It was one year ago that the Oilers shook things up around here as it was announced that Peter Chiarelli had traded Taylor Hall to New Jersey for Adam Larsson. Today, I want to look back at that trade with the benefit of 12 months of hindsight.
If you read the trade announcement article that I wrote a year ago it wasn’t hard to see that I was not a big fan of the deal. Actually, that trade pissed off a sizeable chunk of Oilers fans to the point that that same article is one of our most commented on items ever in the history of the site. The general consensus was that Peter Chiarelli got fleeced on the trade that sent the face of the franchise away for a player that most of us hadn’t really seen or heard much about. That unknown was enough to piss off the Nation and have most of the hockey world questioning what the hell was going on around here. Don’t believe me?
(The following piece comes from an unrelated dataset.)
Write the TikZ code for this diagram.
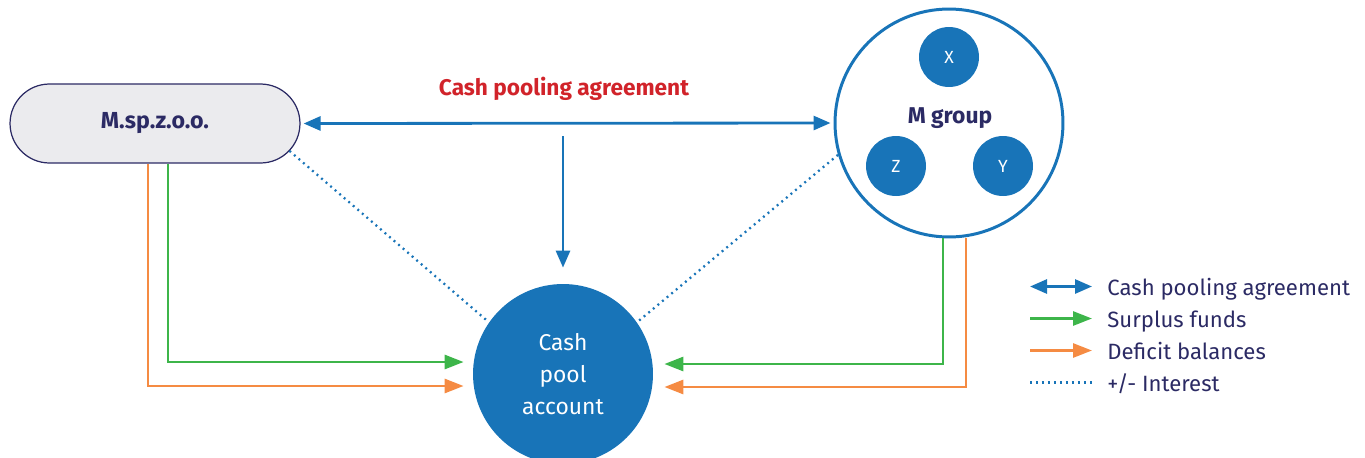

Let’s take a look back at some of the reaction:
I'm preparing for one of the worst trades of the modern era here.
— Travis Yost (@travisyost) June 29, 2016
Hall for Adam Larsson straight up? There's maybe 20 D-men I'd trade Hall for straight up. Larsson isn't within a $5 cab ride of that list
— Robin Brownlee (@Robin_Brownlee) June 29, 2016
When did Adam Larsson become a No. 1 defenceman?
— Terry Jones (@byterryjones) June 29, 2016
Never in my life have I seen something so unavoidably stupid, and I almost lost my arm on a trampoline once.
— Matt Henderson (@Archaeologuy) June 29, 2016
Anyone can debate trade. But hard to trust an organization that continually employs people who guided team to 10 years without playoffs.
— Jason Gregor (@JasonGregor) June 29, 2016
Needless to say, Peter Chiarelli wasn’t going to win any popularity contests around here. That said, it’s funny how things change after actually watching him play.
LEARNING ABOUT LARSSON
One thing that I will readily admit is that I didn’t know nearly enough about Adam Larsson before getting pissed off about the trade. All I knew for sure was that Taylor Hall is one of the best left-wingers in the league and that it seemed like a hefty price to pay for a defenceman that was somewhat unproven. What I didn’t know is just how physical Adam Larsson can be and how he’s able to calm things down around the crease like a player with far more years under their belt.
Over the course of the 2016-17 season, Larsson found himself as the yin to Oscar Klefbom’s yang as the pair built a strong chemistry while also playing big minutes on a night-in-night-out basis. Larsson’s laid back approach allowed Klefbom to venture further up the ice and further develop his ability as a two-way defenceman. On paper, Larsson and Klefbom SHOULD have matched well but seeing it actually happen was fun to watch and having them both locked in at under $9 million is a great value for the Oilers.
While Larsson will never be the puck-moving defenceman that the Oilers are still looking to find, he undoubtedly brought a sound brand of defensive hockey to a team that was as porous as they come. In the playoffs, Larsson was a workhorse that Todd McLellan could depend on and I’m sure that role will only expand as he moves forward in his career with the Oilers. The next step is to wait and see if the big Swede can add tools to the toolbox that make his game a little bit more well-rounded.
WHAT SAY YOU?
Now that we’ve had a year to watch Adam Larsson and get over the shock of the trade, I want to know what you think now that the dust has settled? How long did it take you to get over the anger and open up to Adam Larsson? Personally, I still think that Chiarelli should have pushed for draft picks or something to go along with Larsson, but I’m not mad anymore that he didn’t get them and I can understand why Larsson was a target. For as little as we knew about him a year ago, it’s hard not to appreciate him now that we see all of the good things that he does on the ice.
And before someone in the comments section tells me to get over it — I am over it — but that doesn’t mean that we shouldn’t look back on one of the biggest trades in our website’s history.